The Death of Mr. Lazarescu is perfectly named, as we spend two-and-a-half hours watching the title character's health decline. He is shuttled from one hospital emergency room to another, and if we weren't aware that we are watching his death, we might find dark humor in the events. At least one trailer presents the film as if it were a comedy:
Yes, it's easy to make a short trailer that suggests it's a very funny movie, and yes, there are moments when you will laugh. It's not a particularly sad movie. But it is always about the drawn out death of a man, and the ways in which he is constantly ignored (and in which he becomes increasingly incoherent) are less funny as the movie progresses.
Many people have noted the similarities between this film and Frederick Wiseman's documentary work, in particular Hospital. Lazarescu certainly looks like a documentary, but it doesn't hide the reality of its fictional nature. This is a carefully constructed movie with excellent writing and acting ... it's a heightened reality that removes the random feel of cinéma vérité. Because Puiu takes his time with each scene, and because the film takes place in a modified version of real time, you might think it needs an editor. But while it's long, nothing needs to be cut. We need every minute to learn about Mr. Lazarescu, and he deserves our patient attention as we watch him die.
Puiu is sympathetic to his characters, even when we wish they would act differently. No one acts out of malice. But events conspire to make it hard to act decently. It is Mr. Lazarescu's misfortune to discover how sick he is the same night that there is a huge pileup on a local freeway. Wherever he goes, the hospital is already full.
There is a running joke about his drinking.

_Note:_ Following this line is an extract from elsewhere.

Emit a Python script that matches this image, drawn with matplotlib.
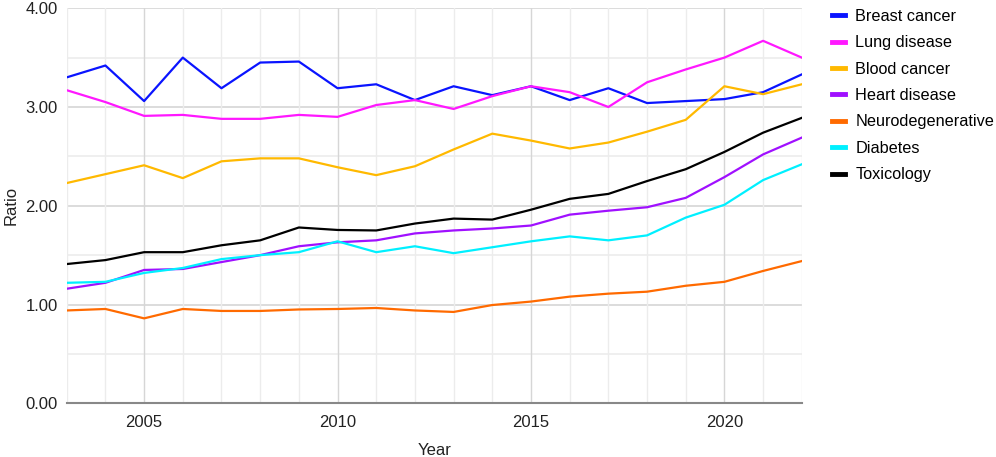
import matplotlib.pyplot as plt
from matplotlib.lines import Line2D

plt.rcParams['font.family'] = ['Liberation Sans', 'DejaVu Sans']

years = list(range(2003, 2023))

breast_cancer = [3.30, 3.42, 3.06, 3.50, 3.19, 3.45, 3.46, 3.19, 3.23, 3.07,
                 3.21, 3.12, 3.21, 3.07, 3.19, 3.04, 3.06, 3.08, 3.15, 3.33]
lung_disease = [3.17, 3.05, 2.91, 2.92, 2.88, 2.88, 2.92, 2.90, 3.02, 3.07,
                2.98, 3.11, 3.21, 3.15, 3.00, 3.25, 3.38, 3.50, 3.67, 3.50]
blood_cancer = [2.23, 2.32, 2.41, 2.28, 2.45, 2.48, 2.48, 2.39, 2.31, 2.40,
                2.57, 2.73, 2.66, 2.58, 2.64, 2.75, 2.87, 3.21, 3.13, 3.23]
heart_disease = [1.16, 1.22, 1.35, 1.36, 1.43, 1.50, 1.59, 1.63, 1.65, 1.72,
                 1.75, 1.77, 1.80, 1.91, 1.95, 1.985, 2.08, 2.29, 2.52, 2.69]
neurodegenerative = [0.94, 0.955, 0.86, 0.955, 0.935, 0.935, 0.95, 0.955, 0.965, 0.94,
                     0.925, 0.995, 1.03, 1.08, 1.11, 1.13, 1.19, 1.23, 1.34, 1.44]
diabetes = [1.22, 1.23, 1.32, 1.37, 1.46, 1.50, 1.53, 1.64, 1.53, 1.59,
            1.52, 1.58, 1.64, 1.69, 1.65, 1.70, 1.88, 2.01, 2.26, 2.42]
toxicology = [1.41, 1.45, 1.53, 1.53, 1.60, 1.65, 1.78, 1.755, 1.75, 1.82,
              1.87, 1.86, 1.96, 2.07, 2.12, 2.25, 2.37, 2.545, 2.74, 2.89]

series = [
    ('Breast cancer', breast_cancer, '#0a14ff'),
    ('Lung disease', lung_disease, '#ff18ff'),
    ('Blood cancer', blood_cancer, '#ffb900'),
    ('Heart disease', heart_disease, '#a010ff'),
    ('Neurodegenerative', neurodegenerative, '#ff6a00'),
    ('Diabetes', diabetes, '#00f0ff'),
    ('Toxicology', toxicology, '#000000'),
]

fig = plt.figure(figsize=(9.96, 4.57), dpi=100)
ax = fig.add_axes([0.067, 0.1175, 0.738, 0.8645])

# grid: light every year / 0.5, darker every 5 years / 1.0
for y in [0.5, 1.5, 2.5, 3.5]:
    ax.axhline(y, color='#ececec', lw=1.2, zorder=0)
for y in [1, 2, 3, 4]:
    ax.axhline(y, color='#d6d6d6', lw=1.2, zorder=0)
for x in years:
    c = '#d6d6d6' if x % 5 == 0 else '#ececec'
    ax.axvline(x, color=c, lw=1.0, zorder=0)

for name, vals, col in series:
    ax.plot(years, vals, color=col, lw=1.6, label=name, zorder=3)

ax.set_xlim(2003, 2022)
ax.set_ylim(0, 4)
ax.set_xticks([2005, 2010, 2015, 2020])
ax.set_yticks([0, 1, 2, 3, 4])
ax.set_yticklabels(['0.00', '1.00', '2.00', '3.00', '4.00'])
ax.tick_params(length=0, labelsize=12, colors='#222222')
ax.tick_params(axis='y', pad=6.5)
ax.tick_params(axis='x', pad=8.5)

for s in ['top', 'right', 'left']:
    ax.spines[s].set_visible(False)
ax.spines['bottom'].set_color('#888888')
ax.spines['bottom'].set_linewidth(1.5)

ax.set_xlabel('Year', fontsize=12, color='#222222', labelpad=9.5)
ax.set_ylabel('Ratio', fontsize=12, color='#222222', labelpad=5)

handles = [Line2D([0], [0], color=col, lw=3.5) for _, _, col in series]
labels = [name for name, _, _ in series]
fig.legend(handles, labels, loc='upper left', bbox_to_anchor=(0.826, 1.0),
           frameon=False, fontsize=11.7, handlelength=0.8, handletextpad=0.65,
           labelspacing=0.7, borderaxespad=0.15)

fig.savefig('out.png', dpi=100)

Each person he encounters sniffs his breath and assumes his ailments are based on his alcohol consumption. True or not, at the point in which we enter his life, the drinking is irrelevant. He needs to have tests done, he needs to be operated on, immediately. But people are stuck on his drinking, stuck on trying to explain his situation rather than dealing it with. The various doctors and nurses do what they can for him, but the see him as a lost cause. Which he is, physically, but whatever makes a person a person is also failing, and people are too busy to notice.
There's a catch-22 situation when the doctors decide he needs brain surgery. They can't operate without his consent, and he has reached the stage of babbling. The nurse who takes him to the various hospitals tells the doctors Mr. Lazarescu is incompetent, but the doctors, fearing lawsuits, won't operate. The nurse is told to drive around until he becomes comatose, then come back to the hospital and they will drill into his head. Mr. Lazarescu is all of us when our lives butt up against bureaucracy. And the irony (and, yes, humor) is that he only gets attention when he is unable to speak.
While the movie is specifically Romanian (it is generally considered as the beginning of the Romanian New Wave), we can all recognize the situations. As Puiu said, "This is not a Romanian tale, but a tale from Romania." I have only seen one other movie from that New Wave, but it is one of my very favorite films: 4 Months, 3 Weeks and 2 Days, which made my list of fifty favorite films a few years back. The Death of Mr. Lazarescu isn't quite that good, but based on these two films, the Romanian New Wave would appear to be rich for discovery. #452 on the They Shoot Pictures, Don't They list of the top 1000 films of all time, #20 on the TSPDT 21st century list.